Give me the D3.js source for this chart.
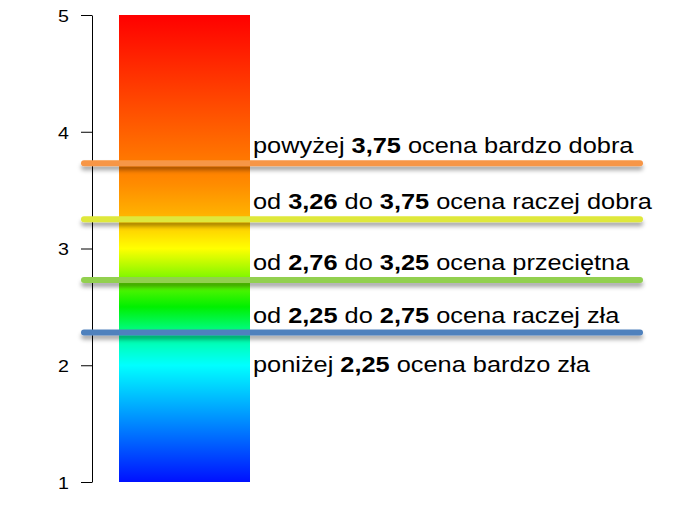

★ ★ ★ ★ ★

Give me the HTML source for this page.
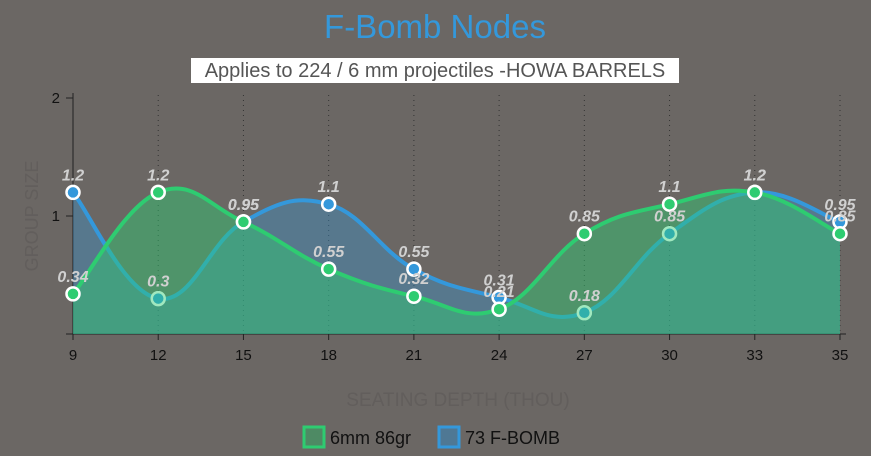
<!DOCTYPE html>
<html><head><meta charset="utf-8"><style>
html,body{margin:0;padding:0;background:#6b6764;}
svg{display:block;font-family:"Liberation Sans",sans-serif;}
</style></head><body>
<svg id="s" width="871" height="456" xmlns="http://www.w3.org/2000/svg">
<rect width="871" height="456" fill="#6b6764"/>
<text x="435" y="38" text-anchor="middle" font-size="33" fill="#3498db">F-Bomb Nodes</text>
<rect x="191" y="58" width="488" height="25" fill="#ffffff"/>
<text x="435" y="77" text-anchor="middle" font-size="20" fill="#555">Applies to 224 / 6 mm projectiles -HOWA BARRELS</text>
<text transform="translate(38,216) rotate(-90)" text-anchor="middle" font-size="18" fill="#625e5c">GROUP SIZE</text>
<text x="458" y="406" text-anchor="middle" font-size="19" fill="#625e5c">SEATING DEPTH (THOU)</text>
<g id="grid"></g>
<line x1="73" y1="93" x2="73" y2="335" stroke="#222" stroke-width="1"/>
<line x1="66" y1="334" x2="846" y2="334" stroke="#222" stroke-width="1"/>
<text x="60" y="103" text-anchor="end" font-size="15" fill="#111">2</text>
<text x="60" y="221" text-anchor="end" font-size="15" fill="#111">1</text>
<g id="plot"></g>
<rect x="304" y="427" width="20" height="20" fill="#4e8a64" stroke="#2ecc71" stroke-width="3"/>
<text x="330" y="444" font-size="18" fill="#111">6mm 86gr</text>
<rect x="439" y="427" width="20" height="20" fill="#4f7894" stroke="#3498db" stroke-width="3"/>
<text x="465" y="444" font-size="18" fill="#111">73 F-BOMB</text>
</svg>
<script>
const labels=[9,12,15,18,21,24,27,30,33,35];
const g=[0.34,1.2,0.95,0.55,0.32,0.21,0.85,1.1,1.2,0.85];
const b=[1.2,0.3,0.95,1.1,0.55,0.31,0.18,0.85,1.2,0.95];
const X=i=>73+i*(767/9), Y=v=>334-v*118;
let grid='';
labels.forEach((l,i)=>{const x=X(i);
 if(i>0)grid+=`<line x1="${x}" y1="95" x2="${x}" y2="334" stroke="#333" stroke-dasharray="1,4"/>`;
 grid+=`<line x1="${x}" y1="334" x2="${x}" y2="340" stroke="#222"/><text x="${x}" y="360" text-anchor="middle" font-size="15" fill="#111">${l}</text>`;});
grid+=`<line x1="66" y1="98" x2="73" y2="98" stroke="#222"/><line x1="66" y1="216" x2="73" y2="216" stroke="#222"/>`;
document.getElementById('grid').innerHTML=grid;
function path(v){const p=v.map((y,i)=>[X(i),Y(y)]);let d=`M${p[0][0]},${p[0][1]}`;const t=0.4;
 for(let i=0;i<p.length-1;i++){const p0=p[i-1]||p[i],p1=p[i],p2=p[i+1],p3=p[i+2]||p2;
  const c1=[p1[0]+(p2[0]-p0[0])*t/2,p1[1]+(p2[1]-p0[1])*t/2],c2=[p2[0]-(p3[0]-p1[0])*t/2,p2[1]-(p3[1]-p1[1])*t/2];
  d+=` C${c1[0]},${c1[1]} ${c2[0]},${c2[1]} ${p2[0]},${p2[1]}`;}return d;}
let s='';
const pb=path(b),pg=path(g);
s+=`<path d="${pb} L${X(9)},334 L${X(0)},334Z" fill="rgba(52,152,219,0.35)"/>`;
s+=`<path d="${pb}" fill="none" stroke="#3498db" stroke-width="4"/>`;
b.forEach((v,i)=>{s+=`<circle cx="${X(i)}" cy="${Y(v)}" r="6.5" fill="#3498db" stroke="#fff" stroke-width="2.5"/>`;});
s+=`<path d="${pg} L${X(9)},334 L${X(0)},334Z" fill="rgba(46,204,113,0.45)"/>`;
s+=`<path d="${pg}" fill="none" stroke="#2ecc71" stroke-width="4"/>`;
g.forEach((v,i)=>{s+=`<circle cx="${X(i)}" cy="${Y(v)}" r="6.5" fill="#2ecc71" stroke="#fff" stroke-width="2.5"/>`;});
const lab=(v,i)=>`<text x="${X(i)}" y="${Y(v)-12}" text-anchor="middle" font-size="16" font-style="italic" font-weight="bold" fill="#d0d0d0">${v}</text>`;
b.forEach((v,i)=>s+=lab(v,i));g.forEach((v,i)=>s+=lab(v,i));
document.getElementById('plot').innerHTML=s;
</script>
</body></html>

★ ★ ★ ★ ★

**Problem to work on**
Pull out the lines above in which the word "this" appears.

**Task answer**
Give me the D3.js source for this chart.
Give me the HTML source for this page.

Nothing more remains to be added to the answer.